Même si la DLU quater ne constitue pas à proprement parler une « taxe » (Cass., 25 juin 2021, F.18.0083.N), elle reste une charge née de la nécessité de régulariser l’impôt éludé. Elle entre donc dans le champ de ces clauses. Surtout, l’impôt régularisé correspondait à celui qui était dû par le preneur en sa qualité de bénéficiaire réel des revenus (art. 261, al. 1er, 1° et 2°, CIR 92) et de redevable de la TOB (art. 120 C. dr. et taxes divers).
La cour en déduit que la compagnie pouvait prélever le montant de la régularisation sur le fonds, sans qu’il y ait violation des droits du client.
L’enseignement de l’arrêt de Gand est double. D’une part, un assureur peut régulariser : parce qu’il est exposé personnellement aux risques pénaux (art. 449 CIR 92) et fiscaux (art. 458 CIR 92), il a qualité et intérêt pour introduire une DLU quater, même si le client n’y consent pas. D’autre part, il peut en imputer le coût au client, à condition que les conditions générales du contrat prévoient clairement une telle possibilité, ce qui était le cas ici.

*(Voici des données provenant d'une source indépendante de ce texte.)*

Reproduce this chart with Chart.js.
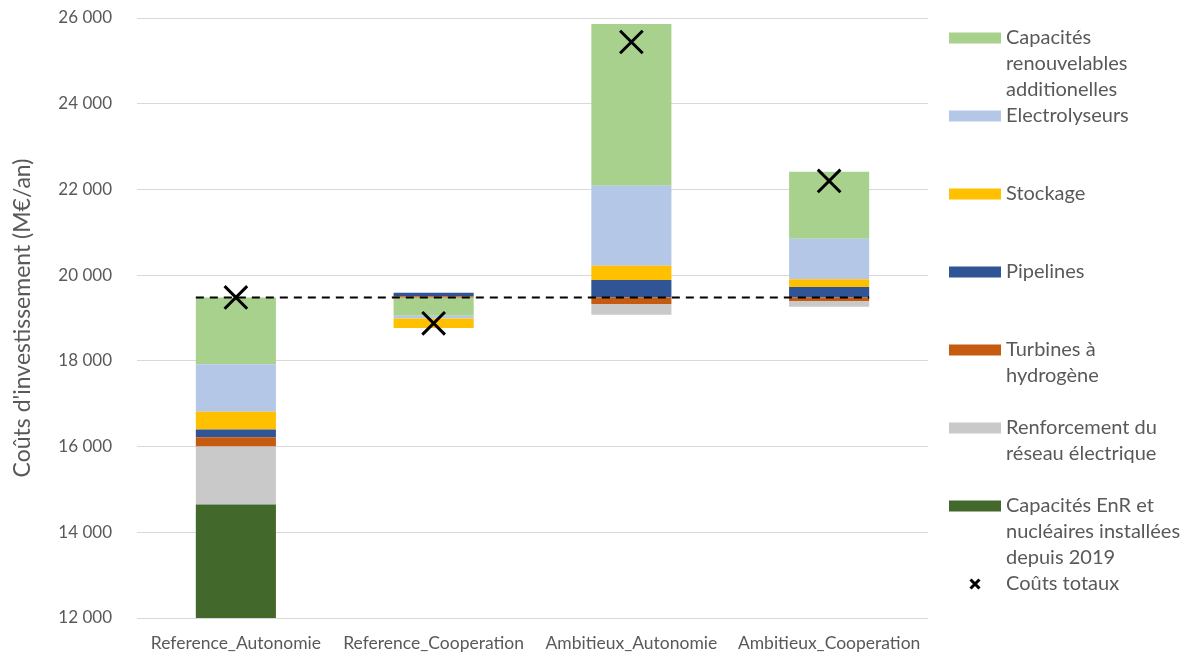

Le débat n’oppose donc pas un « fraudeur » à un tiers innocent : il met en lumière la position ambiguë des intermédiaires financiers impliqués dans des montages simulés. Ceux-ci ont le droit — et, d’une certaine manière, le devoir — de régulariser pour se couvrir, mais peuvent ensuite répercuter la charge fiscale sur celui qui est le véritable redevable : le client.
Cette solution rejoint d’ailleurs la jurisprudence rendue dans des affaires analogues (not. Liège, 18 septembre 2024 ; Bruxelles, 12 avril 2024), confirmant que les juridictions belges tendent à valider la combinaison entre initiative de régularisation par l’assureur et transfert des coûts vers le preneur.
L’arrêt de la cour d’appel de Gand du 27 mai 2025 clarifie un double enjeu. D’une part, l’assureur qui découvre, après reprise ou audit interne, que certaines polices branche 23 dissimulaient en réalité des conventions de mandat, a qualité et intérêt à initier une régularisation fiscale : il protège ainsi sa propre responsabilité, tant pénale (art. 449 CIR 92) que solidaire (art. 458 CIR 92). D’autre part, cette régularisation ne constitue pas une faveur accordée au client, mais le règlement d’un impôt qui lui incombait. Dès lors que les conditions générales du contrat prévoient que toutes taxes et charges sont mises à sa charge, l’assureur est fondé à imputer le coût de la régularisation au preneur.
L’affaire jugée à Gand esquisse peut-être une tendance nouvelle et préoccupante : celle d’intermédiaires financiers, assureurs ou banquiers devenant, malgré eux, les initiateurs de la régularisation fiscale, tout en faisant supporter le coût à leurs clients.